Why I prefer the 11th Doctor over the 10th.
Not too long ago, thanks to the miracle of Netflix, I revived my Doctor Who fan status. When I was growing up I would watch some of the classic series as I could, whenever I caught it airing on PBS and my parents would let me stay up long enough to watch it. Mostly I watched the 4th Doctor. But after surfing around YouTube a little as a refresher, I can also say I watched some of the 3rd and 5th Doctors too. I never saw the others, but I can imagine they didn’t stray far from the vein of the ones I’m familiar with.
I was told, prior to beginning the modern series, that Doctors 9 and 10 were a better reflection of the classic series and that 11 strayed too far in “reimaging” the Doctor Who franchise. It has no respect for the old stuff, one person told me. And fans of the old series prefer the 9th and 10th Doctors, whereas new fans prefer the 11th.
Well, I’m a fan of the old stuff. And I prefer the 11th Doctor. I disagree with those previous statements, and here’s why.
Let’s take a brief look at the old stuff. Doctor Who was always cutting edge sci-fi. They built a level of creativity in the writing that had not been seen before, and was mostly unmatched during its air time. This wasn’t some “future” thing like Star Trek. It was real people going on extraordinary adventures through time and space. It was about the adventure…the journey…the experiences. And audiences lived vicariously through the Companions.

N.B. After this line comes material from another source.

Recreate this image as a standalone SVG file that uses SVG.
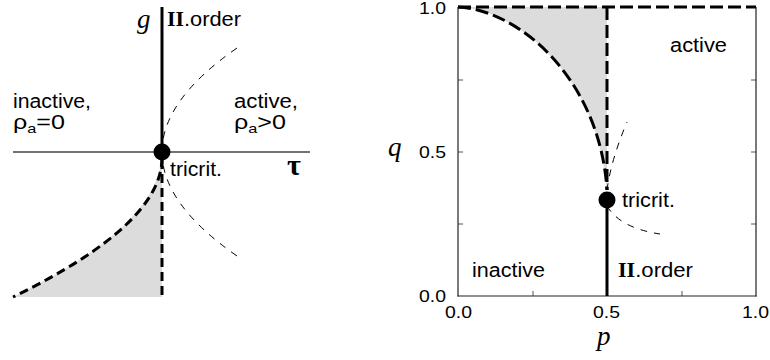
<svg xmlns="http://www.w3.org/2000/svg" width="770" height="360" viewBox="0 0 770 360">
<style>
.lbl{font-family:"Liberation Sans",Arial,sans-serif;font-size:20px;fill:#000}
.tick{font-family:"Liberation Sans",Arial,sans-serif;font-size:17px;fill:#000}
.ital{font-family:"Liberation Serif","Times New Roman",serif;font-style:italic;fill:#000}
.bold{font-family:"Liberation Serif","Times New Roman",serif;font-weight:bold}
.sub{font-size:13px}
.thick{fill:none;stroke:#000;stroke-width:3;stroke-dasharray:9,5}
.thickR{fill:none;stroke:#000;stroke-width:3;stroke-dasharray:13,5}
.thin{fill:none;stroke:#000;stroke-width:1;stroke-dasharray:7,7}
.solid{fill:none;stroke:#000;stroke-width:3}
.fillg{fill:#dcdcdc;stroke:none}
.tk{stroke:#555;stroke-width:1}
</style>

<!-- Left panel -->
<g id="left-regions">
  <path class="fillg" d="M162,152 Q162,224.5 13,297 L162,297 Z"/>
</g>
<g id="connectors">
  <line x1="13" y1="152" x2="310" y2="152" stroke="#444" stroke-width="1.5"/>
  <line class="solid" x1="162" y1="7" x2="162" y2="152"/>
  <path class="thick" d="M162,158 Q162,224.5 13,297"/>
  <line class="thick" x1="162" y1="160" x2="162" y2="297"/>
  <path class="thin" d="M162,152 Q162,100 237,48"/>
  <path class="thin" d="M162,152 Q162,204 237,256"/>

  <!-- right panel lines -->
  <path class="fillg" d="M458,7 C520,10 600,80 607,192 L607,7 Z"/>
  <g class="tk">
    <line x1="756" y1="80" x2="751" y2="80"/>
    <line x1="756" y1="152" x2="751" y2="152"/>
    <line x1="756" y1="224" x2="751" y2="224"/>
    <line x1="458" y1="80" x2="463" y2="80"/>
    <line x1="458" y1="152" x2="463" y2="152"/>
    <line x1="458" y1="224" x2="463" y2="224"/>
    <line x1="533" y1="296" x2="533" y2="291"/>
    <line x1="682" y1="296" x2="682" y2="291"/>
  </g>
  <line x1="458" y1="7" x2="458" y2="296.5" stroke="#222" stroke-width="1.2"/>
  <line x1="756" y1="7" x2="756" y2="296.5" stroke="#222" stroke-width="1.2"/>
  <line x1="457.5" y1="296" x2="756.5" y2="296" stroke="#222" stroke-width="1.2"/>
  <line class="thickR" x1="458" y1="7" x2="756" y2="7"/>
  <path class="thickR" d="M458,7 C520,10 600,80 607,190"/>
  <line class="thickR" x1="607" y1="7" x2="607" y2="190"/>
  <line class="solid" x1="607" y1="200" x2="607" y2="296"/>
  <path class="thin" d="M607,190 Q611,160 627,122"/>
  <path class="thin" d="M607,206 Q620,228 660,234"/>
</g>

<g id="tricrit-left">
  <circle cx="162" cy="152" r="8.5" fill="#000"/>
  <text class="lbl" x="170" y="176" textLength="52" lengthAdjust="spacingAndGlyphs">tricrit.</text>
</g>
<g id="tricrit-right">
  <circle cx="607" cy="200" r="8.5" fill="#000"/>
  <text class="lbl" x="622" y="207" textLength="53" lengthAdjust="spacingAndGlyphs">tricrit.</text>
</g>

<g id="left-labels">
  <text class="ital" x="137" y="28" font-size="27">g</text>
  <text class="lbl" x="167" y="26" textLength="74" lengthAdjust="spacingAndGlyphs"><tspan class="bold">II</tspan>.order</text>
  <text class="lbl" x="13" y="108" textLength="78" lengthAdjust="spacingAndGlyphs">inactive,</text>
  <text class="lbl" x="13" y="129" textLength="52" lengthAdjust="spacingAndGlyphs">ρ<tspan class="sub" dy="4">a</tspan><tspan dy="-4">=0</tspan></text>
  <text class="lbl" x="234" y="108" textLength="64" lengthAdjust="spacingAndGlyphs">active,</text>
  <text class="lbl" x="234" y="129" textLength="52" lengthAdjust="spacingAndGlyphs">ρ<tspan class="sub" dy="4">a</tspan><tspan dy="-4">&gt;0</tspan></text>
  <text x="287" y="175" font-family="Liberation Serif,'Times New Roman',serif" font-size="30" font-weight="bold">τ</text>
</g>

<g id="right-labels">
  <text class="lbl" x="670" y="52" textLength="57" lengthAdjust="spacingAndGlyphs">active</text>
  <text class="lbl" x="472" y="277" textLength="73" lengthAdjust="spacingAndGlyphs">inactive</text>
  <text class="lbl" x="618" y="277" textLength="75" lengthAdjust="spacingAndGlyphs"><tspan class="bold">II</tspan>.order</text>
  <text class="tick" x="419" y="14" textLength="27" lengthAdjust="spacingAndGlyphs">1.0</text>
  <text class="tick" x="419" y="158" textLength="27" lengthAdjust="spacingAndGlyphs">0.5</text>
  <text class="tick" x="419" y="302" textLength="27" lengthAdjust="spacingAndGlyphs">0.0</text>
  <text class="tick" x="445" y="318" textLength="27" lengthAdjust="spacingAndGlyphs">0.0</text>
  <text class="tick" x="593" y="318" textLength="27" lengthAdjust="spacingAndGlyphs">0.5</text>
  <text class="tick" x="742" y="318" textLength="27" lengthAdjust="spacingAndGlyphs">1.0</text>
  <text class="ital" x="388" y="156" font-size="27">q</text>
  <text class="ital" x="597" y="345" font-size="27">p</text>
</g>
</svg>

And the Doctor was our guide.
Now with the 9th and 10th Doctors I’m not saying this wasn’t the case. In fact, it was quite obvious that the writers were trying to capture the look and feel of the old stuff, just modernized. But this doesn’t get us to the essence of the show. By trying to emulate the old stuff, it failed to be cutting edge sci-fi. Sure the writing was creative, but not cutting edge. And near the end of the 10th Doctor’s tenure the writing became sloppy and predictable. The weight of the show was no longer carried by the adventure and journey, but by the shoulders of a talented, and increasingly weary, actor.
For the first time in the history of Doctor Who, the writers felt the need to flesh out the background stories of the Companions. This pushed me even further away. Suddenly I wasn’t allowed to live vicariously because the Companions claimed that right. All I could do was watch. I couldn’t be absorbed anymore.
This all changes with the 11th Doctor. Suddenly the presentation is cutting edge again. They’re taking risks with writing and plot development, a reflection of the spirit of the classic series. The Companions are strong (Finally! A strong male Companion!), but we don’t know every detail about their lives. Their backgrounds are ambiguous enough that suddenly the audience has the window open again to step in and live vicariously. And the show is about the adventure again, and not an exhibition of one man’s acting strength.
For these reasons I say the 11th Doctor is a better reflection of the Classic series. The 9th and 10th Doctors were like a truly great and professional attempt to reproduce a Broadway play from twenty years ago. But the 11th Doctor is like a full-fledged Broadway revival of that play.
No doubt most of you will disagree with me. Go ahead. Let me have it. I’m ready.